Estos inmovilistas presumen de mantener intocable el orden establecido enfrentándose con uñas y dientes a quienes pretenden instituir un nuevo orden, ignorando que nada hay inmutable ni perfecto en esta desordenada vida, que cumple inexorablemente el principio entrópico de llevar a la humanidad hacia el caos más absoluto. A tales sujetos le tiemblan las piernas ante un cambio ideológico, porque socava los cimientos infantiles donde asientan la seguridad eterna en la que pretenden complacerse, sin cuestionar los méritos del equipaje doctrinario que le cargaron a la espalda en su infancia con vocación de eternidad.

Los ideólogos del continuismo y defensores de la parálisis social no distinguen bien lo permanente – que no existe -, de lo mutable, – que es todo -,  y se afanan en estigmatizar a sus descendientes con el bálsamo dogmático de una verdad generacional basada en la tradición más obsoleta. Ello es así porque desconocen el mérito de la aventura vital y no saben que la existencia se justifica precisamente en la novedad que nos depara cada amanecer. Sólo el que sea capaz de saltar por encima del miedo ganará el futuro. Por eso el devenir pertenece a los jóvenes rebeldes y rompedores de esquemas, y no a los timoratos continuistas. Si los grandes hombres de la historia hubieran sido conservadores nunca habrían llegado a ser grandes hombres, el mundo no sería el que es, y estaríamos aún moviéndonos en taparrabos por las cavernas.

Los guardianes de la tradición viven de espaldas a la historia, pensando siempre que algo malo va a suceder si se produce un desorden en la corteza social, porque están más  atentos a las formas convencionales que a la pulpa alimenticia que nos sustenta. Por eso reducen su vocabulario al grito de: ¡¡tradición!!, como hacía el lechero cinematográfico.

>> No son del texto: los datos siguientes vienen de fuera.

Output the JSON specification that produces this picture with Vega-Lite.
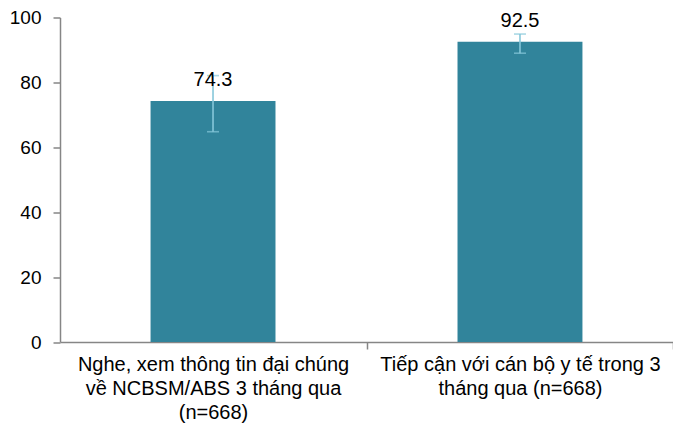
{
  "$schema": "https://vega.github.io/schema/vega-lite/v6.json",
  "autosize": "none",
  "width": 613,
  "height": 324.5,
  "padding": {"left": 60, "top": 17.5, "right": 0, "bottom": 91},
  "background": "white",
  "config": {
    "view": {"stroke": null},
    "font": "Liberation Sans"
  },
  "data": {
    "values": [
      {"cat": "Nghe, xem thông tin đại chúng\nvề NCBSM/ABS 3 tháng qua\n(n=668)", "value": 74.3, "lo": 64.8, "hi": 82.1},
      {"cat": "Tiếp cận với cán bộ y tế trong 3\ntháng qua (n=668)", "value": 92.5, "lo": 89.0, "hi": 94.9}
    ]
  },
  "encoding": {
    "x": {
      "field": "cat",
      "type": "nominal",
      "sort": null,
      "scale": {"paddingInner": 0.593, "paddingOuter": 0.295},
      "axis": {
        "title": null,
        "labelAngle": 0,
        "labelExpr": "split(datum.label, '\\n')",
        "labelFont": "Liberation Sans",
        "labelFontSize": 20,
        "labelColor": "#000000",
        "labelLineHeight": 24,
        "labelBaseline": "top",
        "labelPadding": 5,
        "labelLimit": 400,
        "tickOffset": 153.5,
        "labelOffset": -153.5,
        "tickSize": 7,
        "tickColor": "#868686",
        "domainColor": "#868686",
        "domainWidth": 1.5,
        "tickWidth": 1.5
      }
    }
  },
  "layer": [
    {
      "mark": {"type": "bar", "color": "#31849B"},
      "encoding": {
        "y": {
          "field": "value",
          "type": "quantitative",
          "scale": {"domain": [0, 100], "nice": false},
          "axis": {
            "title": null,
            "values": [0, 20, 40, 60, 80, 100],
            "grid": false,
            "labelFont": "Liberation Sans",
            "labelFontSize": 19,
            "labelColor": "#000000",
            "labelPadding": 12,
            "tickSize": 7,
            "tickColor": "#868686",
            "domainColor": "#868686",
            "domainWidth": 1.5,
            "tickWidth": 1.5
          }
        }
      }
    },
    {
      "mark": {"type": "rule", "color": "#86C7DA", "strokeWidth": 1.6},
      "encoding": {
        "y": {"field": "lo", "type": "quantitative"},
        "y2": {"field": "hi"}
      }
    },
    {
      "mark": {"type": "tick", "color": "#86C7DA", "size": 12, "thickness": 1.6, "orient": "horizontal"},
      "encoding": {
        "y": {"field": "lo", "type": "quantitative"}
      }
    },
    {
      "mark": {"type": "tick", "color": "#86C7DA", "size": 12, "thickness": 1.6, "orient": "horizontal"},
      "encoding": {
        "y": {"field": "hi", "type": "quantitative"}
      }
    },
    {
      "mark": {"type": "text", "fontSize": 20, "font": "Liberation Sans", "color": "#000000", "baseline": "alphabetic", "dy": -15},
      "encoding": {
        "y": {"field": "value", "type": "quantitative"},
        "text": {"field": "value", "type": "quantitative", "format": ".1f"}
      }
    }
  ]
}
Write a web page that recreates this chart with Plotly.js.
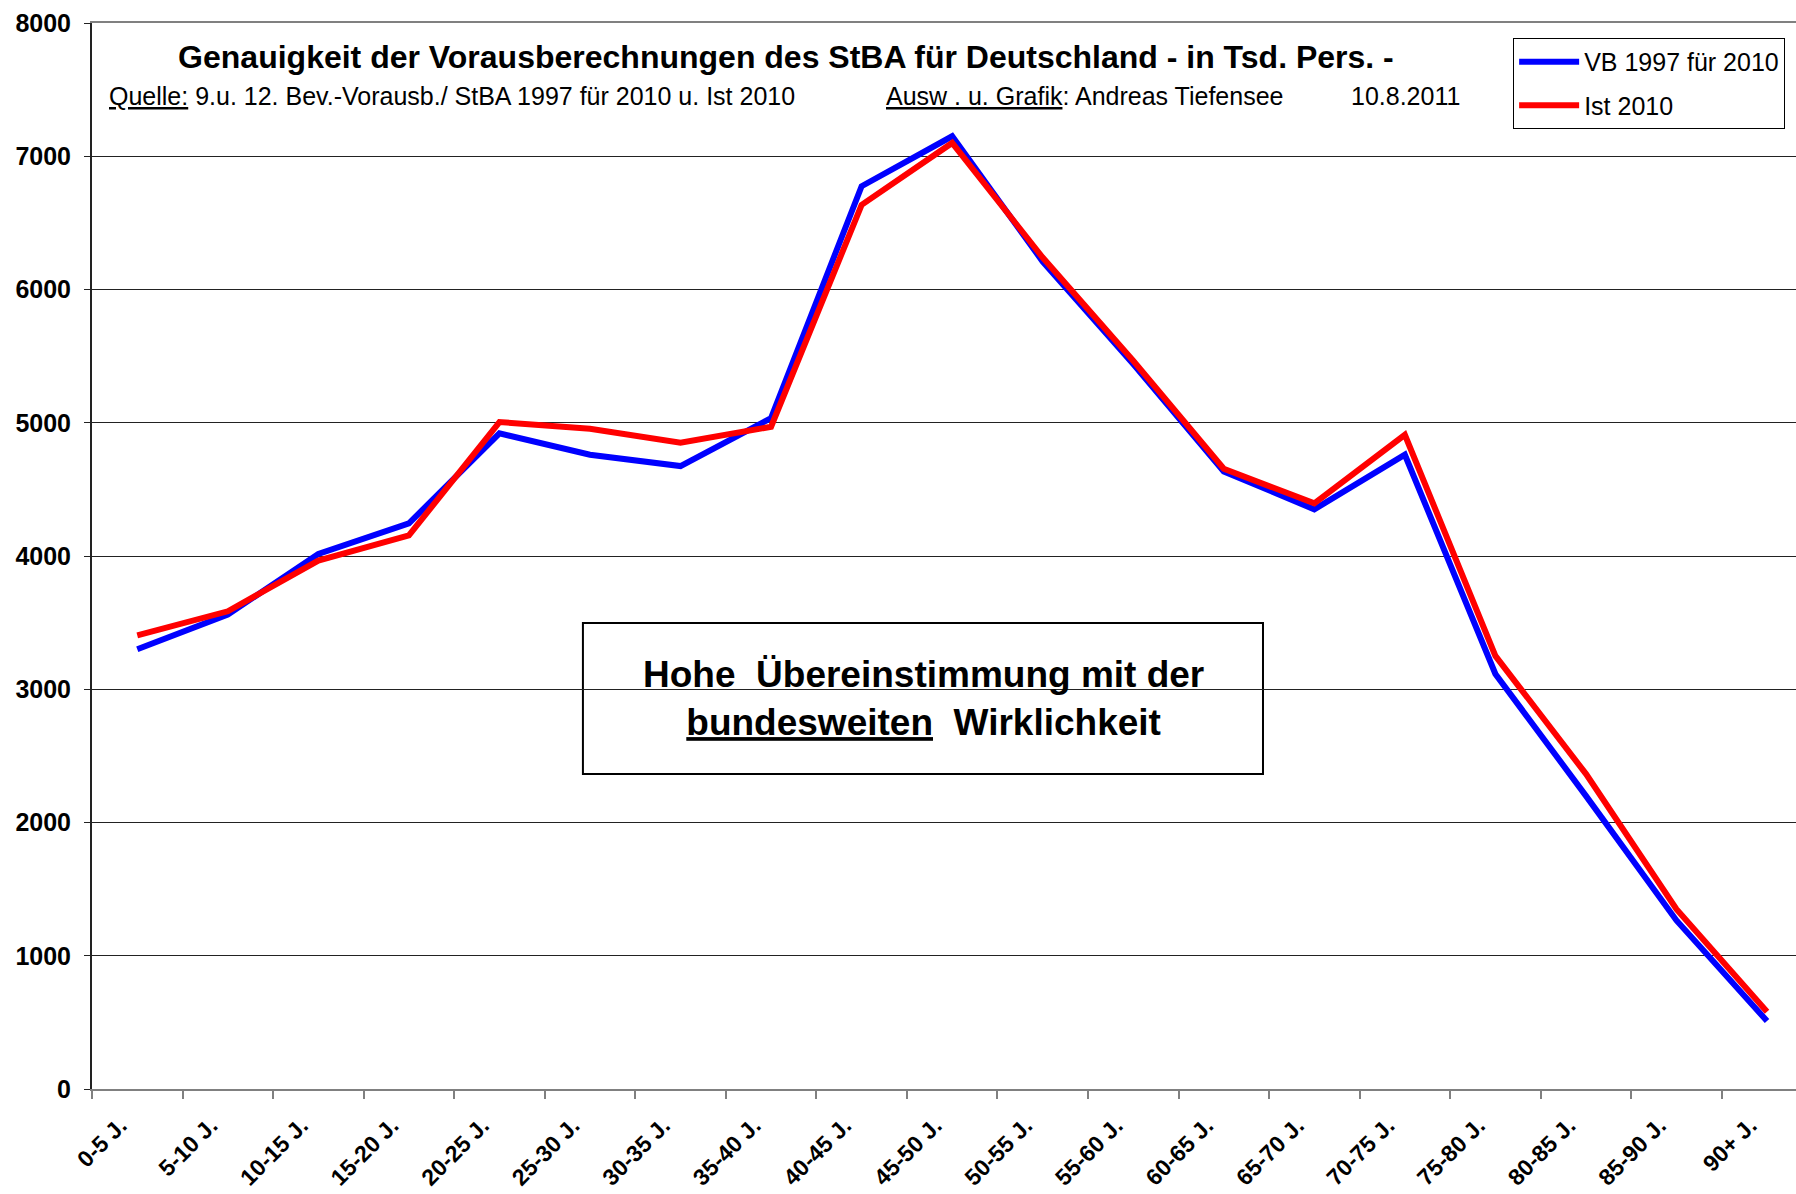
<!DOCTYPE html>
<html>
<head>
<meta charset="utf-8">
<script src="https://cdn.plot.ly/plotly-3.0.1.min.js"></script>
<style>
  html, body { margin: 0; padding: 0; background: #fff; overflow: hidden; }
  #chart { width: 1796px; height: 1194px; }
</style>
</head>
<body>
<div id="chart"></div>
<script>
// Age groups (categories)
const ageGroups = ["0-5 J.", "5-10 J.", "10-15 J.", "15-20 J.", "20-25 J.", "25-30 J.", "30-35 J.", "35-40 J.", "40-45 J.", "45-50 J.", "50-55 J.", "55-60 J.", "60-65 J.", "65-70 J.", "70-75 J.", "75-80 J.", "80-85 J.", "85-90 J.", "90+ J."];

// Vorausberechnung 1997 für 2010 (Tsd. Pers.)
const vb1997 = [3300, 3560, 4015, 4245, 4920, 4760, 4675, 5035, 6775, 7150, 6210, 5440, 4635, 4350, 4760, 3115, 2200, 1265, 510];

// Ist 2010 (Tsd. Pers.)
const ist2010 = [3405, 3585, 3965, 4155, 5005, 4955, 4850, 4970, 6635, 7100, 6240, 5465, 4655, 4395, 4910, 3250, 2365, 1350, 580];

const seriesNames = ["VB 1997 für 2010", "Ist 2010"];
const yTickValues = [0, 1000, 2000, 3000, 4000, 5000, 6000, 7000, 8000];

const titleText = "Genauigkeit der Vorausberechnungen des StBA für Deutschland - in Tsd. Pers. -";
const sourceText = "<u>Quelle:</u> 9.u. 12. Bev.-Vorausb./ StBA 1997 für 2010 u. Ist 2010";
const authorText = "<u>Ausw . u. Grafik</u>: Andreas Tiefensee";
const dateText = "10.8.2011";
const boxText = "Hohe\u00a0\u00a0Übereinstimmung mit der<br><u>bundesweiten</u>\u00a0\u00a0Wirklichkeit";

const FONT = "Liberation Sans, Arial, Helvetica, sans-serif";

const traces = [
  {
    type: "scatter", mode: "lines",
    x: ageGroups, y: vb1997, name: seriesNames[0],
    legendgroup: "a",
    line: { color: "#0000FF", width: 6 }
  },
  {
    type: "scatter", mode: "lines",
    x: ageGroups, y: ist2010, name: seriesNames[1],
    legendgroup: "b",
    line: { color: "#FF0000", width: 6 }
  }
];

const layout = {
  width: 1796, height: 1194,
  paper_bgcolor: "#ffffff", plot_bgcolor: "#ffffff",
  margin: { l: 92, r: 0, t: 23, b: 105 },
  font: { family: FONT, color: "#000" },
  title: {
    text: "<b>" + titleText + "</b>",
    font: { family: FONT, size: 32, color: "#000" },
    xref: "container", yref: "container",
    x: 0.4376, xanchor: "center",
    y: 0.9523, yanchor: "middle"
  },
  showlegend: true,
  legend: {
    x: 0.834, xanchor: "left",
    y: 0.986, yanchor: "top",
    bgcolor: "#ffffff", bordercolor: "#000", borderwidth: 1,
    font: { family: FONT, size: 25, color: "#000" },
    traceorder: "grouped", tracegroupgap: 8,
    itemwidth: 60
  },
  xaxis: {
    type: "category",
    range: [-0.5, 18.32],
    tickson: "boundaries",
    ticks: "outside", ticklen: 8, tickcolor: "#808080", tickwidth: 2,
    showline: true, linecolor: "#808080", linewidth: 2, mirror: true,
    showgrid: false, zeroline: false,
    tickangle: -45,
    tickfont: { family: FONT, size: 23, color: "#000", weight: "bold" },
    ticklabelstandoff: 12,
    ticklabelshift: -17,
    fixedrange: true
  },
  yaxis: {
    range: [0, 8000],
    tickvals: yTickValues,
    ticktext: yTickValues.map(String),
    ticks: "outside", ticklen: 6, tickcolor: "#222", tickwidth: 1,
    showline: true, linecolor: "#222", linewidth: 2,
    showgrid: true, gridcolor: "#222", gridwidth: 1,
    zeroline: false,
    tickfont: { family: FONT, size: 25, color: "#000", weight: "bold" },
    ticklabelstandoff: 8,
    fixedrange: true
  },
  shapes: [
    {
      type: "rect", xref: "paper", yref: "paper",
      x0: 0.2881, x1: 0.6872, y0: 0.2955, y1: 0.4371,
      line: { color: "#000", width: 2 },
      fillcolor: "#ffffff", layer: "between"
    }
  ],
  annotations: [
    {
      xref: "paper", yref: "paper", x: 0.0088, y: 0.9315,
      xanchor: "left", yanchor: "middle", showarrow: false,
      text: sourceText, font: { family: FONT, size: 25, color: "#000" }
    },
    {
      xref: "paper", yref: "paper", x: 0.4648, y: 0.9315,
      xanchor: "left", yanchor: "middle", showarrow: false,
      text: authorText, font: { family: FONT, size: 25, color: "#000" }
    },
    {
      xref: "paper", yref: "paper", x: 0.7377, y: 0.9315,
      xanchor: "left", yanchor: "middle", showarrow: false,
      text: dateText, font: { family: FONT, size: 25, color: "#000" }
    },
    {
      xref: "paper", yref: "paper", x: 0.4877, y: 0.3663,
      xanchor: "center", yanchor: "middle", showarrow: false,
      align: "center",
      text: "<b>" + boxText + "</b>",
      font: { family: FONT, size: 37, color: "#000" }
    }
  ]
};

Plotly.newPlot("chart", traces, layout, { staticPlot: true, displayModeBar: false });
</script>
</body>
</html>
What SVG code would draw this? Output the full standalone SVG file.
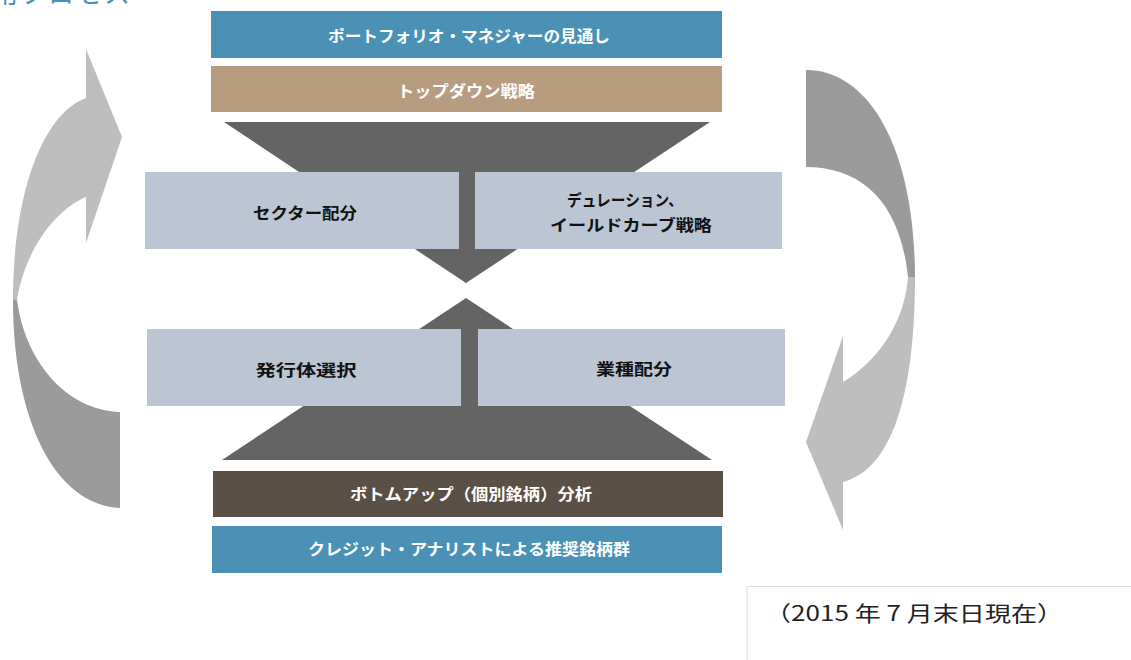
<svg xmlns="http://www.w3.org/2000/svg" width="1131" height="660" viewBox="0 0 1131 660">
<style>
.lbl{font-family:"Noto Sans CJK JP","Liberation Sans",sans-serif;font-weight:bold;font-size:16px;text-anchor:middle}
.w{fill:#ffffff}
.k{fill:#111111}
.gbox{fill:#bcc5d3}
.funnel{fill:#646464}
.light{fill:#bebebe}
.dark{fill:#9b9b9b}
</style>
<rect width="1131" height="660" fill="#ffffff"/>
<text x="-36" y="3" font-family="'Noto Sans CJK JP','Liberation Sans',sans-serif" font-size="26" fill="#4a90b8" letter-spacing="2">運用プロセス</text>
<g id="connectors">
  <polygon class="funnel" points="224,122 710,122 466,283"/>
  <polygon class="funnel" points="466,298 712,460 222,460"/>
  <path class="light" d="M86,98 C40,115 13,200 13,300 L17,300 C25,250 55,210 86,197 L86,243 L122,137 L86,49 Z"/>
  <path class="dark" d="M13,300 C13,420 55,505 120,508 L120,412 C65,410 25,360 17,300 Z"/>
  <path class="dark" d="M806,70 C870,70 915,150 915,277 L908,277 C900,200 860,167 806,167 Z"/>
  <path class="light" d="M915,277 C915,400 890,470 843,482 L843,530 L806,442 L843,336 L843,382 C880,360 905,320 908,277 Z"/>
</g>
<g id="pm-outlook">
  <rect x="211" y="11" width="511" height="47" fill="#4b91b6"/>
  <text class="lbl w" x="469" y="42" textLength="282" lengthAdjust="spacingAndGlyphs">ポートフォリオ・マネジャーの見通し</text>
</g>
<g id="top-down">
  <rect x="211" y="66" width="511" height="46" fill="#b89c80"/>
  <text class="lbl w" x="466" y="97" textLength="138" lengthAdjust="spacingAndGlyphs">トップダウン戦略</text>
</g>
<g id="sector">
  <rect class="gbox" x="145" y="172" width="314" height="77"/>
  <text class="lbl k" x="305" y="219" textLength="104" lengthAdjust="spacingAndGlyphs">セクター配分</text>
</g>
<g id="duration">
  <rect class="gbox" x="475" y="172" width="307" height="77"/>
  <text class="lbl k" x="625" y="206" textLength="116" lengthAdjust="spacingAndGlyphs">デュレーション、</text>
  <text class="lbl k" x="631" y="231" textLength="162" lengthAdjust="spacingAndGlyphs">イールドカーブ戦略</text>
</g>
<g id="issuer">
  <rect class="gbox" x="147" y="329" width="314" height="77"/>
  <text class="lbl k" x="306" y="376" textLength="101" lengthAdjust="spacingAndGlyphs">発行体選択</text>
</g>
<g id="industry">
  <rect class="gbox" x="478" y="329" width="307" height="77"/>
  <text class="lbl k" x="634" y="375" textLength="76" lengthAdjust="spacingAndGlyphs">業種配分</text>
</g>
<g id="bottom-up">
  <rect x="213" y="471" width="510" height="46" fill="#5a5045"/>
  <text class="lbl w" x="471" y="500" textLength="242" lengthAdjust="spacingAndGlyphs">ボトムアップ（個別銘柄）分析</text>
</g>
<g id="analyst">
  <rect x="212" y="526" width="510" height="47" fill="#4b91b6"/>
  <text class="lbl w" x="469" y="555" textLength="322" lengthAdjust="spacingAndGlyphs">クレジット・アナリストによる推奨銘柄群</text>
</g>
<g id="date-note">
  <path d="M747,660 L747,586.5 L1131,586.5" fill="none" stroke="#dddddd" stroke-width="1"/>
  <text x="765" y="621" font-family="'Noto Sans CJK JP','Liberation Sans',sans-serif" font-size="21" fill="#222222" textLength="298" lengthAdjust="spacingAndGlyphs">（2015 年 7 月末日現在）</text>
</g>
</svg>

El temor a los cambio les produce angustia y un insomnio imposible de aliviar con los mismos somníferos que aletargan sus rancias creencias, oscuros pensamientos y monolíticas ideologías. Por eso vaticinan las mayores catástrofes ante el menor intento renovación. Por eso tienen un miedo incontrolable a lo que pueda suceder mañana. Por eso defienden lo que han heredado. Por eso no cuestionan la verticalidad del horizonte. Por eso vosotros y yo, queridos lectores que conozco, seguimos sin comprender que puedan existir – ¡y hay muchos! –  jóvenes conservadores.